In some countries they can only ask for your information once

Office Worker with Mountain of PaperworkIn some countries the government can’t keep asking you for the same information again and again. Well to be more precise that’s in one country: Estonia. Estonia has had a law since 2007 that implements the “once-only” principle – that the state is not allowed to ask citizens for the same information twice.

If you’ve flown into Australia from overseas recently you’ll remember having to fill in two pieces of paper that ask for nearly identical information, information that mirrors what was on your exit papers and, presumably, on the airline’s passenger manifest.
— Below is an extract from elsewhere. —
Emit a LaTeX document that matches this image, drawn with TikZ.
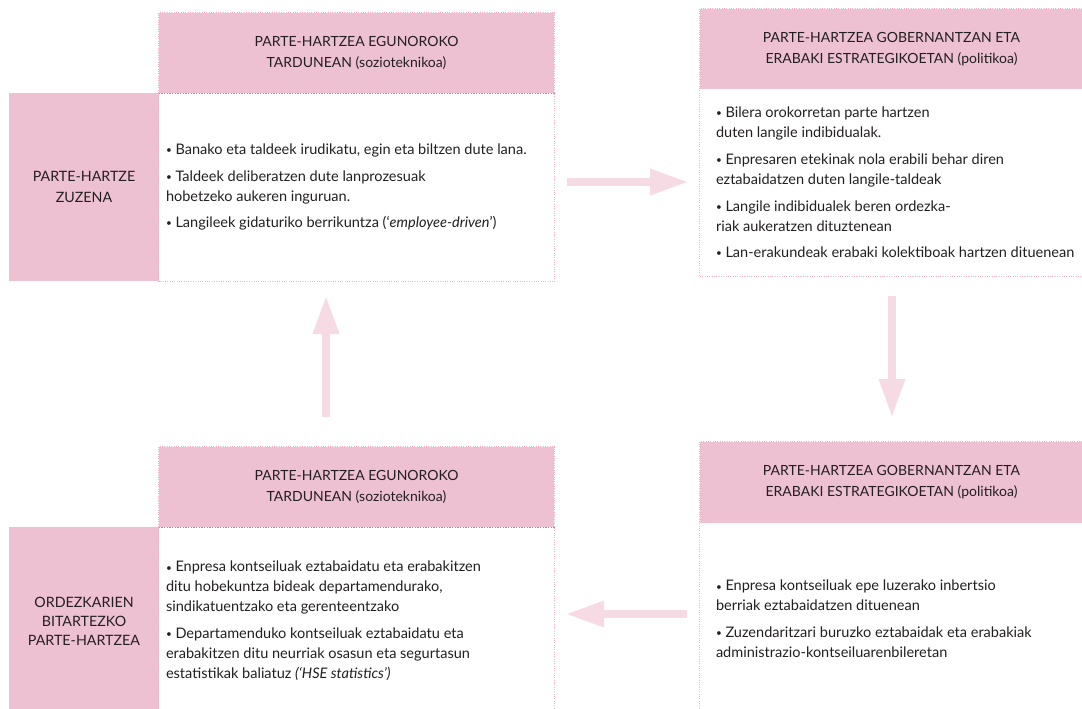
\documentclass[tikz,border=0pt]{standalone}
\usepackage{fontspec}
\setmainfont{Lato}
\usetikzlibrary{arrows.meta}

\definecolor{rosefill}{RGB}{237,193,209}
\definecolor{rosearrow}{RGB}{246,218,228}
\definecolor{roseline}{RGB}{240,178,202}
\definecolor{rosedark}{RGB}{232,110,160}
\definecolor{inktext}{RGB}{35,31,32}

\newcommand{\punt}{\raisebox{0.7pt}{\fontsize{7.5}{7.5}\selectfont\textbullet}\ }

\tikzset{every picture/.style={line width=0.75pt}}

\begin{document}
\begin{tikzpicture}[x=0.75pt,y=0.75pt,yscale=-1,xscale=1,
	rosebox/.style={fill=rosefill, inner sep=0pt, align=center, text=inktext},
	bodybox/.style={fill=white, inner sep=0pt},
	dotframe/.style={draw=roseline, densely dotted, line width=0.75pt},
	headrule/.style={draw=rosedark, densely dotted, line width=1pt},
	txt/.style={font=\fontsize{10.5}{15.75}\selectfont},
	bodytext/.style={anchor=west, inner sep=0pt, align=left, text=inktext, font=\fontsize{10.9}{15}\selectfont},
	fatarrow/.style={draw=rosearrow, line width=6pt, -{Triangle[length=27.75pt, width=20.25pt, line width=0pt]}}]
			\useasboundingbox (0,0) rectangle (1082,708);
			\clip (0,0) rectangle (1082,708);
			% goiko ezkerra
			\node [rosebox, minimum width=112.5pt, minimum height=141pt, font=\fontsize{10.7}{15.75}\selectfont] (zuzen) at (84,187) {PARTE-HARTZE\\ZUZENA};
			\node [rosebox, minimum width=296.25pt, minimum height=60pt, txt] (tlhead) at (356.5,53) {PARTE-HARTZEA EGUNOROKO\\TARDUNEAN (sozioteknikoa)};
			\node [bodybox, minimum width=296.25pt, minimum height=141pt] (tlbody) at (356.5,187) {};
			\draw [dotframe] (tlhead.north west) rectangle (tlbody.south east);
			\draw [headrule] (tlhead.south west) -- (tlhead.south east);
			\node [bodytext] (tltext) at ([xshift=5.25pt]tlbody.west) {\punt Banako eta taldeek irudikatu, egin eta biltzen dute lana.\\[5pt]
				\punt Taldeek deliberatzen dute lanprozesuak\\hobetzeko aukeren inguruan.\\[5pt]
				\punt Langileek gidaturiko berrikuntza (`\textit{employee-driven}')};
			% goiko eskuina
			\node [rosebox, minimum width=287.25pt, minimum height=60pt, txt] (trhead) at (891.5,49) {PARTE-HARTZEA GOBERNANTZAN ETA\\ERABAKI ESTRATEGIKOETAN (politikoa)};
			\node [bodybox, minimum width=287.25pt, minimum height=140.25pt] (trbody) at (891.5,182.5) {};
			\draw [dotframe] (trhead.north west) rectangle (trbody.south east);
			\node [bodytext] (trtext) at ([xshift=12pt]trbody.west) {\punt Bilera orokorretan parte hartzen\\duten langile indibidualak.\\[5pt]
				\punt Enpresaren etekinak nola erabili behar diren\\eztabaidatzen duten langile-taldeak\\[5pt]
				\punt Langile indibidualek beren ordezka-\\riak aukeratzen dituztenean\\[5pt]
				\punt Lan-erakundeak erabaki kolektiboak hartzen dituenean};
			% beheko eskuina
			\node [rosebox, minimum width=287.25pt, minimum height=60.75pt, txt] (brhead) at (891.5,482.5) {PARTE-HARTZEA GOBERNANTZAN ETA\\ERABAKI ESTRATEGIKOETAN (politikoa)};
			\node [bodybox, minimum width=287.25pt, minimum height=144pt] (brbody) at (891.5,619) {};
			\draw [dotframe] (brhead.north west) rectangle (brbody.south east);
			\node [bodytext] (brtext) at ([xshift=12pt]brbody.west) {\punt Enpresa kontseiluak epe luzerako inbertsio\\berriak eztabaidatzen dituenean\\[5pt]
				\punt Zuzendaritzari buruzko eztabaidak eta erabakiak\\administrazio-kontseiluarenbileretan};
			% beheko ezkerra
			\node [rosebox, minimum width=112.5pt, minimum height=141pt, font=\fontsize{10.7}{14.25}\selectfont] (ordez) at (84,621) {ORDEZKARIEN\\BITARTEZKO\\PARTE-HARTZEA};
			\node [rosebox, minimum width=296.25pt, minimum height=60pt, txt] (blhead) at (356.5,487) {PARTE-HARTZEA EGUNOROKO\\TARDUNEAN (sozioteknikoa)};
			\node [bodybox, minimum width=296.25pt, minimum height=141pt] (blbody) at (356.5,621) {};
			\draw [dotframe] (blhead.north west) rectangle (blbody.south east);
			\draw [headrule] (blhead.south west) -- (blhead.south east);
			\node [bodytext] (bltext) at ([xshift=5.25pt]blbody.west) {\punt Enpresa kontseiluak eztabaidatu eta erabakitzen\\ditu hobekuntza bideak departamendurako,\\sindikatuentzako eta gerenteentzako\\[5pt]
				\punt Departamenduko kontseiluak eztabaidatu eta\\erabakitzen ditu neurriak osasun eta segurtasun\\estatistikak baliatuz \textit{(`HSE statistics')}};
			% geziak
			\coordinate (gez1a) at (567,182);
			\coordinate (gez1b) at (687,182);
			\coordinate (gez2a) at (892,296);
			\coordinate (gez2b) at (892,416);
			\coordinate (gez3a) at (687,614);
			\coordinate (gez3b) at (567,614);
			\coordinate (gez4a) at (326,417);
			\coordinate (gez4b) at (326,297);
			\draw [fatarrow] (gez1a) -- (gez1b);
			\draw [fatarrow] (gez2a) -- (gez2b);
			\draw [fatarrow] (gez3a) -- (gez3b);
			\draw [fatarrow] (gez4a) -- (gez4b);
		\end{tikzpicture}
\end{document}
It’s a great example, but only one of many, of an underlying inefficiency in the way we do things. As an easy indicator of that inefficiency, Estonia says that by forcing its government agencies to communicate efficiently it has saved two percent of its GDP annually.

Of course there are many reasons that this sort of thing is hard to do. But a country like Australia is well-placed to make the same moves simply because we are technologically advanced and also not very big. What we lack is vision and will.

The obvious response is: Why would I trust the government? But the point here is not about giving the government more information, it’s about not giving them the same information multiple times on multiple forms. We already give them this information, we just have to do it in a fiddly and repetitive way.

In some ways the most interesting thing about the Estonian approach is the starting point. They didn’t start by getting IT people to bid on complex systems. They started by changing the law.